Thursday, March 8


Today is my mother’s 59th birthday, had she been alive. I have stood back long enough to realize that probably she would have wanted to see a different me today, a child she once saw living in the outskirts of the city, in the little town of sum-ag, in a house along the street where you can find a chockful of tangerine santans, and a tiny girl with a great love for music, poetry, and her family.

My childhood wasn’t one fit for a fairy tale book. It was an ordinary childhood, but up until the day my mother died, all I could remember was that the sun was always shining amply on my side of the world. I was a happy child, full of life, and ebullient in many ways .We weren’t rich, but it was scarcely necessary to ever feel poor or wanting, what with everyone in a jovial mood, helpful with each other, sharing in many things, even though there wasn’t that much to begin with. It was a life bursting with friendships, and laughter, and an extensive amount of love. It was quite impossible for me to have felt so guarded with everything that we had or didn’t have. I didn’t care about wealth as I was remarkably ignorant of the practical side of life. For me, it was just a happy and simple existence.

But when my mother died when I was fifteen, I realized that life wasn’t so easy, that in fact, we were indeed quite poor, and that the wretchedness of being an orphan was more than I had previously been prepared to acknowledge. I changed almost instantaneously. I was just too upset by the travesty of her death, and the fact that my brothers and I were in no second rendered motherless, and ironically almost fatherless (as my father, too, needed time to deal with the blow all by his lonesome). It left us anguished, but I think I must have felt it the most, being the eldest child. Pretty soon we were coerced into making decisions, about who goes with whom, realities to face that my mother’s illness and death had left the family almost penniless, and that we had to survive, or strike out aimlessly toward an unknown future and fail. I think we have overcome all that, but the sadness had lingered, and stayed for a long time .

It was for me a start of a ceaseless struggle against despair and emptiness. Being at an age where my feelings were in their most defenseless and overwrought, I felt like life had conspired against me, taking away the only reason that could espouse all my aspirations and dreams whilst I was growing up, and clinching my solitary all the more when my father and brothers were separated from me.

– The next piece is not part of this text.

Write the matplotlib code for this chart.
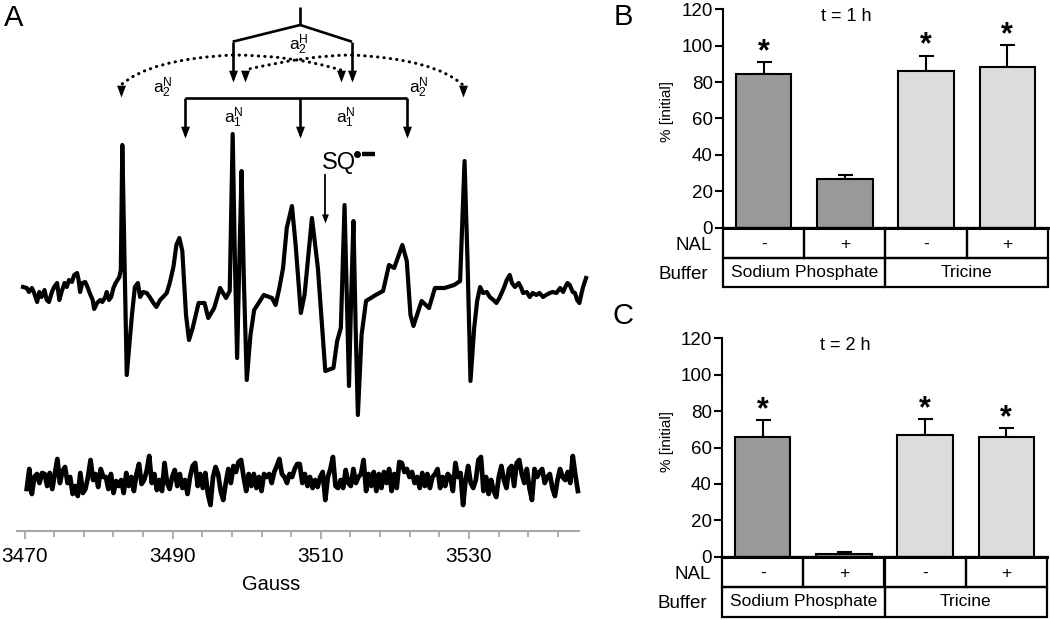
import numpy as np
import matplotlib
matplotlib.use('Agg')
import matplotlib.pyplot as plt
from matplotlib.path import Path
from matplotlib.patches import PathPatch, Rectangle

plt.rcParams['font.family'] = ['Liberation Sans', 'DejaVu Sans']

# ---------------- panel A: EPR spectra (field in Gauss, signal in px-like units) ----------------
top_gauss = [3469.8, 3470.3, 3470.6, 3471.0, 3471.3, 3471.7, 3472.0, 3472.3, 3472.7, 3473.0,
             3473.3, 3473.7, 3474.0, 3474.4, 3474.7, 3475.0, 3475.4, 3475.7, 3476.0, 3476.4,
             3476.7, 3477.1, 3477.3, 3477.5, 3477.8, 3478.2, 3478.5, 3478.8, 3479.2, 3479.4,
             3479.8, 3480.2, 3480.5, 3480.9, 3481.1, 3481.4, 3481.7, 3482.0, 3482.3, 3482.8,
             3483.0, 3483.2, 3483.5, 3483.8, 3484.5, 3484.9, 3485.3, 3485.6, 3486.0, 3486.5,
             3486.9, 3487.4, 3487.8, 3488.3, 3488.7, 3489.2, 3489.6, 3490.1, 3490.5, 3490.9,
             3491.3, 3491.8, 3492.2, 3492.7, 3493.5, 3494.3, 3494.8, 3495.6, 3496.4, 3497.2,
             3497.7, 3498.1, 3498.4, 3498.7, 3499.0, 3499.3, 3499.6, 3500.0, 3500.5, 3501.0,
             3502.3, 3503.4, 3503.9, 3504.4, 3504.9, 3505.4, 3506.1, 3506.6, 3507.3, 3507.8,
             3508.8, 3509.6, 3510.6, 3511.7, 3512.2, 3512.7, 3513.2, 3513.5, 3513.8, 3514.1,
             3514.4, 3514.7, 3515.0, 3515.5, 3516.1, 3517.4, 3518.4, 3519.2, 3519.9, 3521.0,
             3521.6, 3522.1, 3522.5, 3523.6, 3524.6, 3525.4, 3526.7, 3528.0, 3528.8, 3529.4,
             3529.8, 3530.2, 3530.7, 3531.1, 3531.5, 3531.9, 3532.4, 3532.8, 3533.3, 3533.7,
             3534.1, 3534.4, 3534.7, 3535.1, 3535.5, 3535.8, 3536.2, 3536.7, 3537.0, 3537.3,
             3537.8, 3538.2, 3538.6, 3539.1, 3539.5, 3540.0, 3540.4, 3540.9, 3541.3, 3541.8,
             3542.3, 3542.7, 3543.0, 3543.3, 3543.6, 3544.0, 3544.3, 3544.6, 3544.9, 3545.2,
             3545.4, 3545.8]
top_signal = [6, 5, 1, 5, 0, -9, 1, -4, 3, -7,
              -9, 1, 6, 10, -7, 1, 10, 6, 13, 11,
              18, 20, 13, 1, 10, 11, 6, 0, -7, -16,
              -10, -7, -9, -4, 1, -7, -4, 5, 10, 16,
              23, 148, 32, -82, -22, 6, 10, -4, 1, 0,
              -4, -10, -14, -7, -4, 0, 10, 26, 48, 55,
              42, -22, -47, -35, -10, -10, -25, -15, 5, -5,
              2, 159, 32, -65, 32, 122, 15, -87, -42, -17,
              -2, -5, -12, 5, 25, 65, 87, 48, -20, -2,
              75, 25, -78, -75, -48, -35, 88, -2, -93, -2,
              72, -35, -122, -42, -8, -2, 2, 28, 25, 48,
              32, -22, -33, -8, -15, 5, 5, 8, 12, 132,
              32, -88, -35, -8, 6, 0, 1, -4, -7, -10,
              -5, 0, 5, 13, 18, 10, 6, 10, 6, 0,
              1, -4, 0, -2, 0, -4, -2, 0, 1, 0,
              5, 1, 6, 10, 8, 1, 0, -7, -10, 0,
              6, 15]

# control trace: field sweep 3470.3 .. 3544.7 G, evenly sampled
bottom_signal = [-9, 11, -14, 3, 6, -3, 7, 6, -6, 7, -9, 6, 21, -3, 9, 13, -3, 3, -14, -6,
                 -16, 7, -13, -9, 3, 20, 0, 6, -7, 11, 3, 3, -9, 6, -13, -1, -6, 0, -13, 7,
                 -6, 3, -11, 6, 16, -4, 0, 9, 24, -3, 6, -10, 0, -11, 17, -3, -9, 3, 10, -6,
                 6,
                 -8, 0, -14, 3, 14, 17, -6, 6, -8, 7, -14, -25, 3, 13, 6, -11, -20, -3, 11, -3,
                 14, 8, 18, 20, 3, -11, 6, -6, 6, -8, 3, -11, 6, 3, 6, -3, 8, 14, 21, 6,
                 3, -3, 6, 3, 11, 16, 16, -3, 6, -6, 3, -8, 0, -7, 3, 8, -20, 3, 11, 23,
                 -6, -8, 0, -8, 10, -3, -6,
                 11, -3, 3, 6, 20, -11, 6, -6, 8, -11, 6, -8, 8, -3, 11, -11, 6, -8, 18, 17,
                 8, 11, 3, 8, -3, 3, -8, 7, -6, 6, -8, 3, 6, 11, -8, 3, -6, 6, 3, -11,
                 17, 3, 7, -25, 0, 14, -3, -8, 0, 20, 23, -11, 3, -14, 0, -11, -17, 3, 14, 0,
                 -8, 11, 14, -6, 17, 20,
                 6, -3, 11, -8, -20, 11, 3, 8, 11, -3, 3, 6, -8, -16, 0, 11, 3, 0, 8, -3,
                 24, 5, -11]
bottom_gauss = np.linspace(3470.3, 3544.7, len(bottom_signal))

# ---------------- panels B and C ----------------
nal = ['-', '+', '-', '+']
buffers = ['Sodium Phosphate', 'Tricine']
bar_colors = ['#999999', '#999999', '#dcdcdc', '#dcdcdc']
t1_mean = [84.3, 26.8, 85.9, 88.5]
t1_err = [6.6, 2.3, 8.6, 11.9]
t1_sig = [True, False, True, True]
t2_mean = [65.8, 1.3, 66.7, 65.8]
t2_err = [9.3, 1.4, 8.8, 4.7]
t2_sig = [True, False, True, True]

W, H = 1050, 620
fig = plt.figure(figsize=(10.5, 6.2), dpi=100)

# arrow head marker with its tip at the origin
head = Path([(0, 0), (-0.38, 1), (0.38, 1), (0, 0)],
            [Path.MOVETO, Path.LINETO, Path.LINETO, Path.CLOSEPOLY])

axA = fig.add_axes([0, (H - 531) / H, 600 / W, 531 / H])
axA.set_xlim(3466.69, 3466.69 + 600 / 7.408)
axA.set_ylim(0, 531)
for s in ['top', 'right', 'left']:
    axA.spines[s].set_visible(False)
axA.spines['bottom'].set_color('#a8a8a8')
axA.spines['bottom'].set_linewidth(1.5)
axA.spines['bottom'].set_bounds(3468.95, 3544.9)
axA.set_yticks([])
axA.set_xticks([3470, 3490, 3510, 3530])
axA.set_xticks(np.arange(3470, 3543, 4), minor=True)
axA.tick_params(axis='x', which='major', length=5.5, width=1.3, color='#a8a8a8',
                labelsize=15, pad=6)
axA.tick_params(axis='x', which='minor', length=4.5, width=1.3, color='#a8a8a8')

axA.plot(top_gauss, 238 + np.array(top_signal), color='k', lw=3.0, solid_joinstyle='round')
axA.plot(bottom_gauss, 51 + np.array(bottom_signal), color='k', lw=3.4, solid_joinstyle='round')

# splitting diagram
lk = dict(color='k', lw=1.9, solid_capstyle='butt')
axA.plot([3507.2, 3507.2], [524.3, 506], **lk)
axA.plot([3498.1, 3507.2, 3514.2], [489.3, 506, 489.3], **lk)
axA.plot([3498.1, 3498.1], [489.3, 452], **lk)
axA.plot([3514.2, 3514.2], [489.3, 452], **lk)
axA.plot([3491.6, 3521.6], [432.7, 432.7], **lk)
for gx in [3491.6, 3507.2, 3521.6]:
    axA.plot([gx, gx], [432.7, 396], **lk)

curves = [((3498.1, 476), (3487.0, 472), (3483.0, 446)),
          ((3514.2, 476), (3525.3, 472), (3529.2, 446)),
          ((3498.1, 476), (3506.0, 476), (3512.7, 461)),
          ((3514.2, 476), (3508.4, 476), (3499.7, 461))]
for p0, p1, p2 in curves:
    pth = Path([p0, p1, p2], [Path.MOVETO, Path.CURVE3, Path.CURVE3])
    pp = PathPatch(pth, fill=False, color='k', lw=2.2, linestyle=(0, (0.1, 2.0)))
    pp.set_capstyle('round')
    axA.add_patch(pp)

tips_x = [3483.0, 3498.1, 3499.7, 3512.7, 3514.2, 3529.2, 3491.6, 3507.2, 3521.6]
tips_y = [434.3, 449.3, 449.3, 449.3, 449.3, 434.3, 392.7, 392.7, 392.7]
axA.plot(tips_x, tips_y, ls='none', marker=head, ms=17, color='k', mew=0)

lab = dict(fontsize=12.5, ha='center', va='center')
axA.text(3507.0, 486, r'$\mathregular{a_2^H}$', **lab)
axA.text(3488.6, 443, r'$\mathregular{a_2^N}$', **lab)
axA.text(3523.2, 443, r'$\mathregular{a_2^N}$', **lab)
axA.text(3498.2, 413, r'$\mathregular{a_1^N}$', **lab)
axA.text(3513.3, 413, r'$\mathregular{a_1^N}$', **lab)

# SQ radical label
axA.text(3512.4, 368.5, 'SQ', fontsize=17, ha='center', va='center')
axA.plot([3514.9], [377], marker='o', ms=4, color='k')
axA.plot([3515.5, 3517.3], [377, 377], color='k', lw=3.2, solid_capstyle='butt')
axA.plot([3510.6, 3510.6], [356, 316], color='k', lw=1.3)
axA.plot([3510.6], [308], marker=head, ms=13, color='k', mew=0)

fig.text(14 / W, 1 - 18 / H, 'A', fontsize=21, ha='center', va='center')
fig.text(271 / W, 1 - 584 / H, 'Gauss', fontsize=14.5, ha='center', va='center')


def bar_panel(rect_bar, rect_tab, means, errs, sig, title):
    ax = fig.add_axes(rect_bar)
    x = np.arange(len(means))
    ax.bar(x, means, width=0.68, color=bar_colors, edgecolor='k', linewidth=1.5, zorder=2)
    ax.errorbar(x, means, yerr=[np.zeros(len(errs)), errs], fmt='none', ecolor='k',
                elinewidth=1.5, capsize=5.4, capthick=1.5, zorder=1)
    for i in range(len(means)):
        if sig[i]:
            ax.text(x[i], means[i] + errs[i] + 5.5, '*', fontsize=22, ha='center',
                    va='center', fontweight='bold')
    ax.set_xlim(-0.5, 3.5)
    ax.set_ylim(0, 120)
    ax.set_yticks(range(0, 121, 20))
    ax.set_xticks([])
    for s in ['top', 'right', 'bottom']:
        ax.spines[s].set_visible(False)
    ax.spines['left'].set_linewidth(1.5)
    ax.tick_params(axis='y', length=6, width=1.5, labelsize=13.5, pad=1.5)
    ax.text(1.02, 116, title, fontsize=13, ha='center', va='center')

    tb = fig.add_axes(rect_tab)
    tb.set_xlim(-0.5, 3.5)
    tb.set_ylim(0, 2)
    tb.axis('off')
    for i in range(4):
        tb.add_patch(Rectangle((i - 0.5, 1), 1, 1, fill=False, lw=1.6, clip_on=False))
        tb.text(i, 1.45, nal[i], fontsize=12.5, ha='center', va='center')
    for j in range(2):
        tb.add_patch(Rectangle((2 * j - 0.5, 0), 2, 1, fill=False, lw=1.6, clip_on=False))
        tb.text(2 * j + 0.5, 0.5, buffers[j], fontsize=12.5, ha='center', va='center')
    tb.plot([-0.5, 3.5], [2, 2], color='k', lw=2.2, clip_on=False)
    tb.text(-0.64, 1.4, 'NAL', fontsize=13.5, ha='right', va='center')
    tb.text(-0.685, 0.43, 'Buffer', fontsize=13.5, ha='right', va='center')


bar_panel([723.3 / W, 1 - 227.7 / H, 324.4 / W, 218.4 / H],
          [723.3 / W, 1 - 287.3 / H, 324.4 / W, 59.6 / H],
          t1_mean, t1_err, t1_sig, 't = 1 h')
bar_panel([722.3 / W, 1 - 556.7 / H, 324.4 / W, 218.4 / H],
          [722.3 / W, 1 - 616.7 / H, 324.4 / W, 60.0 / H],
          t2_mean, t2_err, t2_sig, 't = 2 h')

fig.text(623 / W, 1 - 17 / H, 'B', fontsize=21, ha='center', va='center')
fig.text(623 / W, 1 - 316 / H, 'C', fontsize=21, ha='center', va='center')
fig.text(666.7 / W, 1 - 111.7 / H, '% [initial]', fontsize=11, rotation=90,
         ha='center', va='center')
fig.text(666.7 / W, 1 - 441.7 / H, '% [initial]', fontsize=11, rotation=90,
         ha='center', va='center')

fig.savefig('out.png', dpi=100)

Sure, I did go on with my life, never had a major clash with people in my environs, or with their accepted morality. In short, I was normal. But the pain never really fled from me. I was always afraid that a little enactment of high emotions would make me flinch and run away from myself or from people who would show sudden leaps of sympathy towards my circumstances.

But I don’t think I ever did.I embraced human pathos and divergence, I learned to love people and empathize with them in spite of myself, but I am sorely disappointed that up until now I could not swerve against my high-flown rantings and come to terms with my loneliness, and be damn crazy happy for once.

What I am is what I call a savage pilgrimage—a person trying painstakingly to be in the swing of regular life, trying not to feel different and alone amidst a throng of a thousand other souls who suffer alone, or are insufferably slow to realize their aloneness. One moment I urge myself to be free and embrace my destiny, but in another breath, I hold back, afraid of the crosscurrents that may take me to an unsafe place because of the wrong choices I might make. And I rail against all these suppressed conflicts inside me. I realized that I am fixated on something almost unachievable.

But it’s not, at all. I think that being a mother has offered a saving grace on the other hand, a form of deliverance. Some nice person once said that maybe creating something can offer a kind of redemption, although it may not always work. But hey, it does. Not always effectively, but sure it does. The passion that I may have withdrawn from many things because of my lost childhood had been conveyed incessantly to my two kids in a show of motherly devotion. I am emotionally in thrall to them, from the moment they wake up in the morning, until they close their eyes at night. Yet I do not ask that they be anything, but only be happy and full of love. The things and people that I see, that I photograph, that I write about on my blog or in my head, they provide me a valuable measure from whence I can tell that my happiness is growing, or glowing, or can even blaze across like the sun I’ve always known to shine amply on my side of the world. I might smile a little now. For my mother at least.